Uma linha de trabalho da Embrapa é a de reduzir insumos agrícolas, como os caros fertilizantes quase sempre importados, por razões econômicas e ambientais. Uma inovação - que aumentou a competitividade agrícola brasileira e economizou milhares de milhões de dólares em fertilizantes derivados do petróleo - se baseou no aproveitamento da fixação do nitrogênio do ar por parte da soja, acentuada quando são inoculadas bactérias nas plantas. A Embrapa desenvolve e transfere tecnologia de forma gratuita a grupos organizados de agricultores, cooperativas, sindicatos rurais e prefeituras, entre outras entidades. Financia todas as suas atividades com orçamento público e às vezes também com fundos a título de patentes e serviços.
Diante do desafio da mudança climática, a Embrapa atua em três eixos: reduzir as vulnerabilidades, diminuir as emissões de gases causadores do efeito estufa e adaptar-se às novas condições. Com seus variados climas, o Brasil tem espécies de grande resistência à escassez e ao excesso de água.
A chave da produtividade
“A maior contribuição ambiental”, que a ciência e a tecnologia agrícola podem oferecer, “é o aumento da produtividade”, já enorme no Brasil, afirma Barreto. Ao usar “menos terras e menos insumos”, contamina-se menos. Sem a produtividade alcançada nos últimos 30 anos, a área desmatada seria enorme, argumentou. Entretanto, também há problemas. A produção se baseou excessivamente em agrotóxicos, abuso estimulado pelo petróleo barato. “A revolução verde foi subsidiada pelo baixo custo dos insumos fósseis”, admitiu Barreto.
Além do mais, os desequilíbrios são brutais: há “campeões da produtividade que chegam a 16 toneladas de milho por hectare, contra uma média de três toneladas” e fazendas que produzem muito menos, afirmou o pesquisador. Muitos agricultores ignoram as tecnologias disponíveis, dados sobre solos, sementes adaptadas ou como combater pragas, outros não têm recursos financeiros para aplicá-los.

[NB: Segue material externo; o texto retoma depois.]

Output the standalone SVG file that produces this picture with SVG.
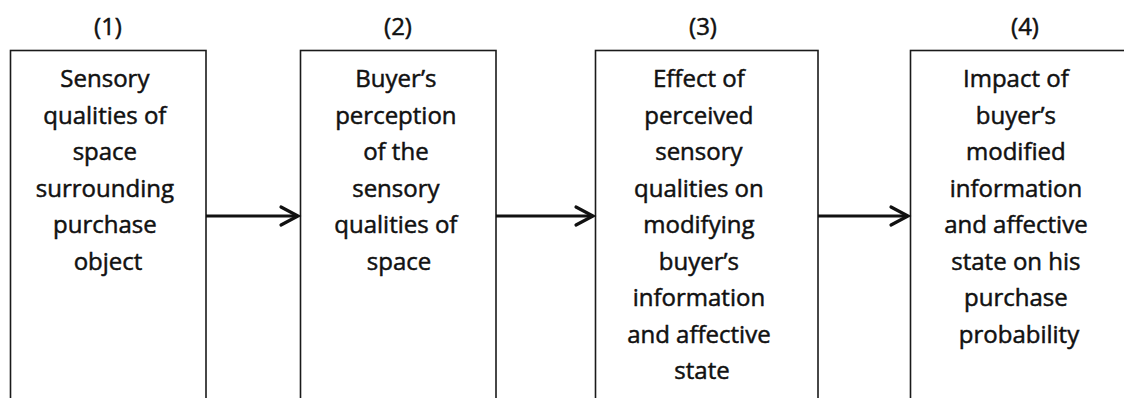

Por isso, é vital a assistência técnica extensiva, disse Barreto. O desenvolvimento e a transferência de tecnologias aos pequenos agricultores têm de ser estatais, porque o setor privado se orienta para o lucro, afirmou.
Além de ser “o país que mais entende de agricultura tropical”, o Brasil tem a vantagem de a desenvolver com “menor dependência do petróleo”. A semeadura direta, que deixa os resíduos vegetais da colheita sobre o solo, “armazenando água e matéria orgânica”, é uma prática que se generalizou no país, e aproveita o nitrogênio e o carbono desses dejetos, explicou Barreto. O calor e a umidade geram “uma intensa atividade microbiana” no solo, favorecendo esse processo que economiza fertilizantes, acrescentou. Sem as pressões econômicas de curto prazo, a agricultura seria ecológica, porque “os recursos naturais representam uma necessidade vital”, acrescentou.
A Embrapa adotou, ultimamente, iniciativas para “uma ciência mais harmônica com o meio ambiente”, mas ainda são “marginais”, e o modelo de “uso intensivo de insumos, petróleo e energia” mantém seu predomínio, disse Luciano Silveira, um dos coordenadores da não-governamental Articulação do Semi-Árido (Asa), uma rede de mais de 700 movimentos e organizações sociais do Nordeste, que dissemina, associada com a população, tecnologias para conviver com o semi-árido. Construir um milhão de cisternas, pequenas represas subterrâneas e outras formas de armazenar água para beber e plantar e criar bancos comunitários de sementes são algumas ações da Asa, que ganhou reconhecimento por seu êxito ambiental, social e de participação popular.